_EXERCISE DESCRIPTION_. Retype every line from the start of the data down to and including the line with "height = 409". Skip the pictures.

_INFORMATION SHOWN_.
## Start

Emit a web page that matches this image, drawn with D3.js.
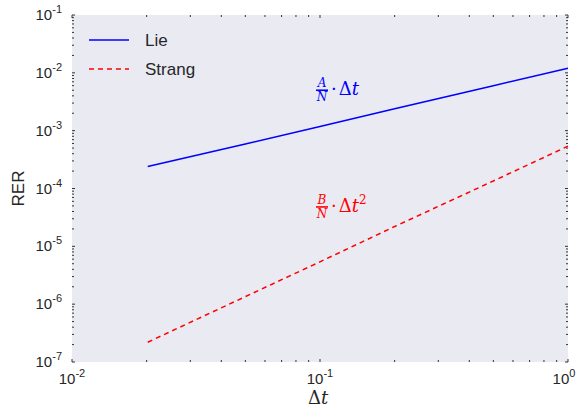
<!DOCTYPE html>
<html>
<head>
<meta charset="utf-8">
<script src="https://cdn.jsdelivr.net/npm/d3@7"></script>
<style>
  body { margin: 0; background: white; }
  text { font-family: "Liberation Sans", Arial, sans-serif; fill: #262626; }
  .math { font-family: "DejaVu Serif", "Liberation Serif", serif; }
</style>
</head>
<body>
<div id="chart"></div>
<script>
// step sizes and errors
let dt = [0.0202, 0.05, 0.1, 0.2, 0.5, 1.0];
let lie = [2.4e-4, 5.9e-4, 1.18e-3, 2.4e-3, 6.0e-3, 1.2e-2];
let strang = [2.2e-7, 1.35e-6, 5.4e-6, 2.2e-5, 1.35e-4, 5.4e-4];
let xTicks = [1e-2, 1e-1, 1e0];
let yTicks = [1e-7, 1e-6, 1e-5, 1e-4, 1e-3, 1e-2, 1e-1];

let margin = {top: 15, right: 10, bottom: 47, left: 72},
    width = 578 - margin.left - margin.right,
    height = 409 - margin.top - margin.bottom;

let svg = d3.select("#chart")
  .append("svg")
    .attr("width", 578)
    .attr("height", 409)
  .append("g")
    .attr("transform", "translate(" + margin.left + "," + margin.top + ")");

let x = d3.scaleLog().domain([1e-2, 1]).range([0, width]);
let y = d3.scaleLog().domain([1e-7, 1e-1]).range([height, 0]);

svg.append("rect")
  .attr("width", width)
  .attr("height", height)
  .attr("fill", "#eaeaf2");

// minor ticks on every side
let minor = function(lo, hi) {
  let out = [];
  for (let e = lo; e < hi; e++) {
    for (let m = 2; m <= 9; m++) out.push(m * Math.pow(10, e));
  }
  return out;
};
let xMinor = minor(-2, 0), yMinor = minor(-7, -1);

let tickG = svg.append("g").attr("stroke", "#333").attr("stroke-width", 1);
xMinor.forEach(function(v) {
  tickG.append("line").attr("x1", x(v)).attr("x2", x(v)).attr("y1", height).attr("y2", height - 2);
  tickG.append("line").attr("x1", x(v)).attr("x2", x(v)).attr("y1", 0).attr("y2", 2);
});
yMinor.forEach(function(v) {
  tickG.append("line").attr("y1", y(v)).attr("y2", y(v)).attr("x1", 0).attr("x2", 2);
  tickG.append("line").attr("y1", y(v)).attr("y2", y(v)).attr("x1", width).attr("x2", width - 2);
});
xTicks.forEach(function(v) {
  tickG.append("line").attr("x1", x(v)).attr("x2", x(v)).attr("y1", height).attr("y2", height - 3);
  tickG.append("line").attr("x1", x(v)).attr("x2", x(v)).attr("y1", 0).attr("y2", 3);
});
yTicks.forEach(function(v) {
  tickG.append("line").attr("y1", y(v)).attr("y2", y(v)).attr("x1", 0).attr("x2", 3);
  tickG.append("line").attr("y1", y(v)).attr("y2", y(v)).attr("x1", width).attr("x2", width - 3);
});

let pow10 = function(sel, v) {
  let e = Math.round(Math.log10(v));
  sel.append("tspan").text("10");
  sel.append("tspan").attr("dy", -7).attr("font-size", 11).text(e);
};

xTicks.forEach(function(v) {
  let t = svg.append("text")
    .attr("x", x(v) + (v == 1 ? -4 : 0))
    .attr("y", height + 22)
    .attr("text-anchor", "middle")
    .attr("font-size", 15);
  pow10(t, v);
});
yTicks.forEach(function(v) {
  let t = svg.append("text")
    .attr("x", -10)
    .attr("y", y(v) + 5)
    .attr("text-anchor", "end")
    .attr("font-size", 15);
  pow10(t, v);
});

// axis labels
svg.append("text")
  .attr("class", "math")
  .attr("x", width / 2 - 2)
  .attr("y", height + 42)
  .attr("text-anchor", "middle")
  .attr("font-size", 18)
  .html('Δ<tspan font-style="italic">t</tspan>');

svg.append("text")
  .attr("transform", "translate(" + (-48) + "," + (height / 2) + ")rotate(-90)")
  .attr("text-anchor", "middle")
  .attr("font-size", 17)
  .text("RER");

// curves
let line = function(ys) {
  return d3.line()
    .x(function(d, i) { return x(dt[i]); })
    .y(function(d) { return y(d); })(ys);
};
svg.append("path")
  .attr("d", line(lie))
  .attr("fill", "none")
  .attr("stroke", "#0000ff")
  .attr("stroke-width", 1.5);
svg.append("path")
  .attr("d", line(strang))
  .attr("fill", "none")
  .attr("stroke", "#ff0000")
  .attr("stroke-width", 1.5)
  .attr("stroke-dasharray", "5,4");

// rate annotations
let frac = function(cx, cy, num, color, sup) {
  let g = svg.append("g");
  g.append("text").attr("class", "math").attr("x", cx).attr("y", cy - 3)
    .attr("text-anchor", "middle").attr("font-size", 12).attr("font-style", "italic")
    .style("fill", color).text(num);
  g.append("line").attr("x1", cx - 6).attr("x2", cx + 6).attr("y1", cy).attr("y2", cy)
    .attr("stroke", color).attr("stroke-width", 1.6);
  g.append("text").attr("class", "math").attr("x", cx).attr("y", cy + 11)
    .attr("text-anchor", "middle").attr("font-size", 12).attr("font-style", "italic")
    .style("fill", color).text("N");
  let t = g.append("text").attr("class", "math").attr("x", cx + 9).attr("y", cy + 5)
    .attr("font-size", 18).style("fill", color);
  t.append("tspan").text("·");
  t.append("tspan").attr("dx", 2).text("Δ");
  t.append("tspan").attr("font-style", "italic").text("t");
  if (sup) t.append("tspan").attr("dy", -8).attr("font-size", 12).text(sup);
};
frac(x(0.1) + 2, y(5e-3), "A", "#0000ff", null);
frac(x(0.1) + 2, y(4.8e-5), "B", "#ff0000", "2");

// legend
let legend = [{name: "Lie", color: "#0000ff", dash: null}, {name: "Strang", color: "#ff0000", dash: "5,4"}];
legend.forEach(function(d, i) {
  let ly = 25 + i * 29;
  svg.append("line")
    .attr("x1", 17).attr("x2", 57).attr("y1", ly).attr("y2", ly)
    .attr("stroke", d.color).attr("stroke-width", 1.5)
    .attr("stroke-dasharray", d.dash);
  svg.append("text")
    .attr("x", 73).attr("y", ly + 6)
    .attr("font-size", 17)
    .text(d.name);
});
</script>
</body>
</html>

## End

_FULL SOLUTION_.
Emit a web page that matches this image, drawn with D3.js.
<!DOCTYPE html>
<html>
<head>
<meta charset="utf-8">
<script src="https://cdn.jsdelivr.net/npm/d3@7"></script>
<style>
  body { margin: 0; background: white; }
  text { font-family: "Liberation Sans", Arial, sans-serif; fill: #262626; }
  .math { font-family: "DejaVu Serif", "Liberation Serif", serif; }
</style>
</head>
<body>
<div id="chart"></div>
<script>
// step sizes and errors
let dt = [0.0202, 0.05, 0.1, 0.2, 0.5, 1.0];
let lie = [2.4e-4, 5.9e-4, 1.18e-3, 2.4e-3, 6.0e-3, 1.2e-2];
let strang = [2.2e-7, 1.35e-6, 5.4e-6, 2.2e-5, 1.35e-4, 5.4e-4];
let xTicks = [1e-2, 1e-1, 1e0];
let yTicks = [1e-7, 1e-6, 1e-5, 1e-4, 1e-3, 1e-2, 1e-1];

let margin = {top: 15, right: 10, bottom: 47, left: 72},
    width = 578 - margin.left - margin.right,
    height = 409 - margin.top - margin.bottom;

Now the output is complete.